Question (6 marks): A copper calorimeter of mass 0.080 kg contains 0.150 kg of water at 18.0 °C. A 0.050 kg metal sample at 90.0 °C is dropped into the water. The final equilibrium temperature is 22.4 °C. The specific heat capacity of water is 4200 J kg⁻¹ K⁻¹ and of copper is 385 J kg⁻¹ K⁻¹.

(a) State the principle on which the calculation of the specific heat capacity of the metal sample is based. (1)

(b) Calculate the specific heat capacity of the metal sample. (4)

Mark scheme decomposition by AO:

(a)

B1 (AO1.1) — conservation of energy: heat lost by the hot sample equals heat gained by the water and the calorimeter (ignoring losses to the surroundings).

(b)

M1 (AO1.2) — heat gained by water: $Q_w = 0.150 \times 4200 \times (22.4 - 18.0) = 2772$ J.
M1 (AO1.2) — heat gained by calorimeter: $Q_c = 0.080 \times 385 \times 4.4 = 135.5$ J.
M1 (AO2.1) — heat lost by sample equals total heat gained: $0.050 \times c \times (90.0 - 22.4) = 2772 + 135.5 = 2907.5$ J.
A1 (AO1.2) — $c = 2907.5/(0.050 \times 67.6) \approx 860$ J kg⁻¹ K⁻¹.

(c)

B1 (AO3.2) — any one valid source of error, e.g. heat lost to the surroundings during transfer; sample not fully at 90 °C when transferred; thermometer not at the equilibrium temperature; sample retained heat from steam if heated in a water bath.

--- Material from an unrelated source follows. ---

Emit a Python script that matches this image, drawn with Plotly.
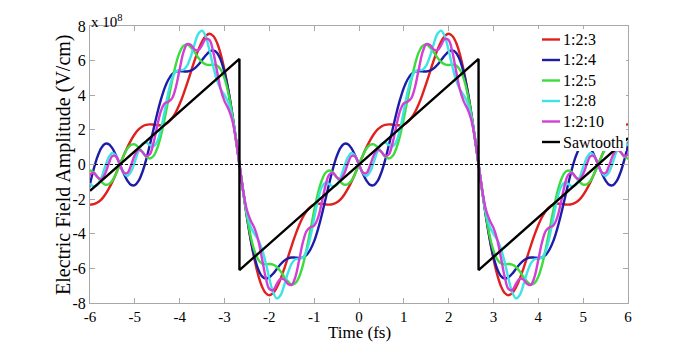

Total: 6 marks split AO1 = 4, AO2 = 1, AO3 = 1. This is an AO1-dominant question with method-of-mixtures wording — Edexcel uses these to test routine application of $Q = mc\Delta\theta$ alongside conservation of energy and qualitative awareness of systematic error.

Synoptic links

Connects to:

Internal energy (Topic 9): specific heat capacity is the macroscopic manifestation of how energy distributes among molecular degrees of freedom. Adding $Q$ to a substance with no phase change increases internal energy by $\Delta U = mc\Delta\theta$ at constant pressure (for solids and liquids the distinction with constant volume is small).